Schoolboys unearth one of the earliest metal objects to be found in the UK

    Hair tress

    A group of Alston schoolboys have struck gold, unearthing one of the most significant recent archaeological finds in the UK.

    Hair tress
    Hair tress

    The boys, aged from 7 to 10, were on a local dig at Kirkhaugh, arranged by the North Pennines Area of Outstanding Natural Beauty (AONB) Partnership’s Altogether Archaeology project, when they saw a glint of gold which turned out to be a 4,300-year-old ornament, probably worn as a ‘hair tress’.

    Seven-year-old Joseph Bell, one of the four boys to make the discovery, said: “We were digging carefully in the ground and I saw something shiny, it was gold. Me and Luca started dancing with joy. It was very exciting.” His friend, eight-year-old Luca Alderson, added: “When I first saw it I felt happy but I thought it was plastic. When I found out it was gold, I was very happy.”

    The ornament is one of the earliest metal objects to be found in the UK and may have been worn by a first-generation metal worker who could have travelled to Britain from overseas in search of gold and copper.
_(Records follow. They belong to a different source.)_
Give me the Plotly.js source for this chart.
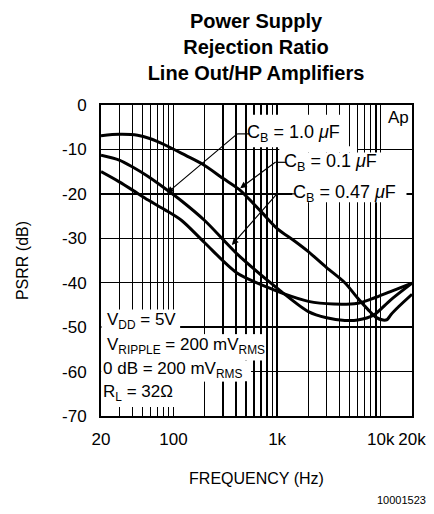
<!DOCTYPE html>
<html>
<head>
<meta charset="utf-8">
<script src="https://cdn.plot.ly/plotly-3.0.1.min.js"></script>
<style>html,body{margin:0;padding:0;background:#fff;}#chart{width:434px;height:514px;}</style>
</head>
<body>
<div id="chart"></div>
<script>
// ---- data ----
const tickFreqs = [20,100,1000,10000,20000];
const tickLabels = ['20','100','1k','10k','20k'];
const minorFreqs = [30,40,50,60,70,80,90,200,300,400,500,600,700,800,900,2000,3000,4000,5000,6000,7000,8000,9000];
const yTicks = [0,-10,-20,-30,-40,-50,-60,-70];
const yLabels = ['0','-10','-20','-30','-40','-50','-60','-70'];

// C_B = 0.1 uF (upper curve)
const freqCb01 = [20,30,45,60,83,130,190,300,430,700,1000,1450,2000,3000,4500,6000,7500,9000,10500,11500,12500,15000,20000];
const psrrCb01 = [-6.9,-6.6,-6.8,-7.6,-9.0,-11.3,-13.3,-16.5,-19.0,-24.0,-27.8,-30.5,-33.0,-36.6,-40.0,-43.5,-46.0,-47.8,-48.4,-48.3,-47.2,-45.3,-42.6];
// C_B = 1.0 uF (middle curve at low frequency)
const freqCb10 = [20,30,40,57,83,120,200,410,860,1100,2000,3000,4500,6000,8500,12400,20000];
const psrrCb10 = [-11.3,-12.4,-13.9,-16.1,-18.8,-21.6,-26.0,-33.5,-40.0,-42.0,-46.5,-47.9,-48.5,-48.4,-47.3,-43.9,-40.1];
// C_B = 0.47 uF (lower curve at low frequency)
const freqCb047 = [20,30,40,57,83,120,200,410,860,1100,2000,3500,6000,8500,12400,20000];
const psrrCb047 = [-15.0,-17.3,-19.1,-21.4,-23.6,-26.0,-31.0,-37.8,-41.3,-42.3,-44.2,-44.8,-44.6,-43.5,-42.0,-40.1];

const FONT = 'Liberation Sans, Arial, sans-serif';
const lg = v => Math.log10(v);

const lineStyle = {color:'#000', width:3, shape:'spline', smoothing:0.8};
const traces = [
  {x:freqCb01, y:psrrCb01, mode:'lines', name:'C_B = 0.1 µF', line:lineStyle, hoverinfo:'skip'},
  {x:freqCb10, y:psrrCb10, mode:'lines', name:'C_B = 1.0 µF', line:lineStyle, hoverinfo:'skip'},
  {x:freqCb047, y:psrrCb047, mode:'lines', name:'C_B = 0.47 µF', line:lineStyle, hoverinfo:'skip'}
];

const txt = {family:FONT, size:17, color:'#000'};
const txtBig = {family:FONT, size:18, color:'#000'};
function label(text, fx, db, extra){
  return Object.assign({xref:'x', yref:'y', x:lg(fx), y:db, text:text, showarrow:false,
    xanchor:'left', yanchor:'middle', font:txt, borderpad:0}, extra||{});
}
// label text with an arrow: arrow runs from tail (leader start) to the tip on a curve,
// the text starts `gap` pixels right of the tail (borderpad), joined by a leader line shape.
function arrowLabel(text, tipF, tipDb, tailF, tailDb, gap){
  return {xref:'x', yref:'y', axref:'x', ayref:'y', x:lg(tipF), y:tipDb, ax:lg(tailF), ay:tailDb,
    text:text, font:txtBig, xanchor:'left', yanchor:'middle', borderpad:gap,
    showarrow:true, arrowhead:2, arrowsize:1.1, arrowwidth:1.2, arrowcolor:'#000', standoff:0};
}
function white(x0,x1,y0,y1){
  return {type:'rect', xref:'x', yref:'y', x0:x0, x1:x1, y0:y0, y1:y1, fillcolor:'#fff', line:{width:0}, layer:'between'};
}
function leader(x0,x1,y){
  return {type:'line', xref:'x', yref:'y', x0:x0, x1:x1, y0:y, y1:y, line:{color:'#000', width:1.2}, layer:'above'};
}

const annotations = [
  arrowLabel('C<sub>B</sub> = 1.0 <i>μ</i>F', 86.8, -19.8, 412, -6.5, 9),
  arrowLabel('C<sub>B</sub> = 0.1 <i>μ</i>F', 440, -18.75, 960, -12.9, 8),
  arrowLabel('C<sub>B</sub> = 0.47 <i>μ</i>F', 366, -31.5, 995, -20.0, 15),
  label('Ap', 14830, -2.7, {xanchor:'center'}),
  label('V<sub>DD</sub> = 5V', 22.5, -48.6, {bgcolor:'#fff'}),
  label('V<sub>RIPPLE</sub> = 200 mV<sub>RMS</sub>', 22.5, -54.2, {bgcolor:'#fff'}),
  label('0 dB = 200 mV<sub>RMS</sub>', 20.6, -59.6, {bgcolor:'#fff'}),
  label('R<sub>L</sub> = 32Ω', 20.6, -64.8, {bgcolor:'#fff'}),
  {xref:'paper', yref:'paper', x:(428-101)/310.7, y:-(500-416)/311, xanchor:'right', yanchor:'middle',
   text:'10001523', showarrow:false, font:{family:FONT, size:11, color:'#000'}}
];

const shapes = [
  white(550, 4900, -2.2, -9.5),
  white(1050, 5900, -9.3, -10.7),
  white(1050, 19800, -10.7, -19.6),
  white(1400, 17700, -19.6, -21.9),
  white(20.2, 116, -46.4, -68.0),
  white(20.2, 730, -51.6, -57.5),
  white(20.2, 560, -57.5, -62.2),
  leader(412, 540, -6.5),
  leader(960, 1220, -12.9),
  leader(995, 1500, -20.0)
];

const layout = {
  width:434, height:514,
  margin:{l:101, r:22.3, t:105, b:98},
  paper_bgcolor:'#fff', plot_bgcolor:'#fff',
  showlegend:false,
  title:{text:'<b>Power Supply<br>Rejection Ratio<br>Line Out/HP Amplifiers</b>',
         font:{family:FONT, size:20, color:'#000'}, x:256/434, xanchor:'center', xref:'container',
         y:1-28/514, yanchor:'top', yref:'container'},
  xaxis:{type:'log', range:[lg(20), lg(20000)], tickmode:'array', tickvals:tickFreqs, ticktext:tickLabels,
         showgrid:true, gridcolor:'#000', gridwidth:1.4, zeroline:false,
         minor:{tickmode:'array', tickvals:minorFreqs, showgrid:true, gridcolor:'#000', gridwidth:1.4, ticks:''},
         showline:true, linecolor:'#000', linewidth:2, mirror:true, ticks:'', ticklabelstandoff:7,
         tickfont:{family:FONT, size:17, color:'#000'},
         title:{text:'FREQUENCY (Hz)', font:{family:FONT, size:16, color:'#000'}, standoff:24}},
  yaxis:{range:[-70,0], tickmode:'array', tickvals:yTicks, ticktext:yLabels,
         showgrid:true, gridcolor:'#000', gridwidth:1.4, zeroline:false,
         showline:true, linecolor:'#000', linewidth:2, mirror:true, ticks:'', ticklabelstandoff:9,
         tickfont:{family:FONT, size:17, color:'#000'},
         title:{text:'PSRR (dB)', font:{family:FONT, size:16, color:'#000'}, standoff:29}},
  annotations:annotations,
  shapes:shapes
};

Plotly.newPlot('chart', traces, layout, {staticPlot:true, displayModeBar:false});
</script>
</body>
</html>
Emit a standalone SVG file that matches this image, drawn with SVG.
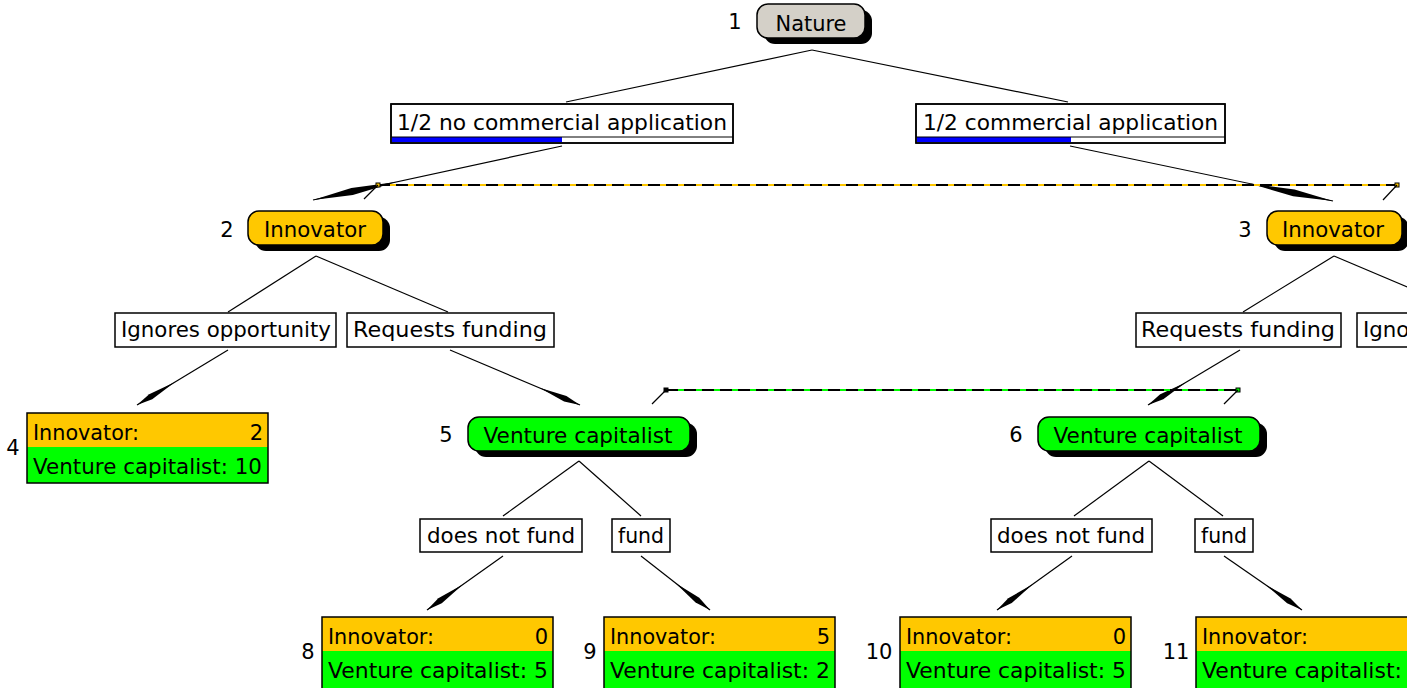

    The intricately decorated tress, which dates back to about 2,300 BC, a period known as the Copper Age (pre-Bronze Age), was found in a burial mound alongside three beautiful flint arrowheads and a jet button.

    These tresses are very rare, only ten finds have ever been made in Britain, and this one is the partner of a matching one discovered at Kirkhaugh during an excavation lead by Herbert Maryon in 1935. That dig also uncovered a ‘cushion stone’, a portable anvil used for working gold and copper.

    In an unlikely turn of events, two of the young boys who found the treasure – brothers, Sebastian and Luca Alderson – are the great-great grandsons of Joseph William Alderson who was part of the 1935 team.

    Paul Frodsham, who leads Altogether Archaeology project for the AONB Partnership, funded by the Heritage Lottery Fund, said: “All archaeological sites are important in their own way, but this is exceptional. It can be regarded as marking the very start of mineral exploitation in the North Pennines, leading in due course to Roman exploitation of lead and silver, and eventually to the vast post-medieval lead industry for which the region is internationally famous.”

    The head tress, along with the arrowheads and the button, will now be analysed by various specialists. Paul said: “We hope the newly found ornament will eventually find its way to the Great North Museum in Newcastle, where it can be reunited with its long-lost partner from the 1935 dig.”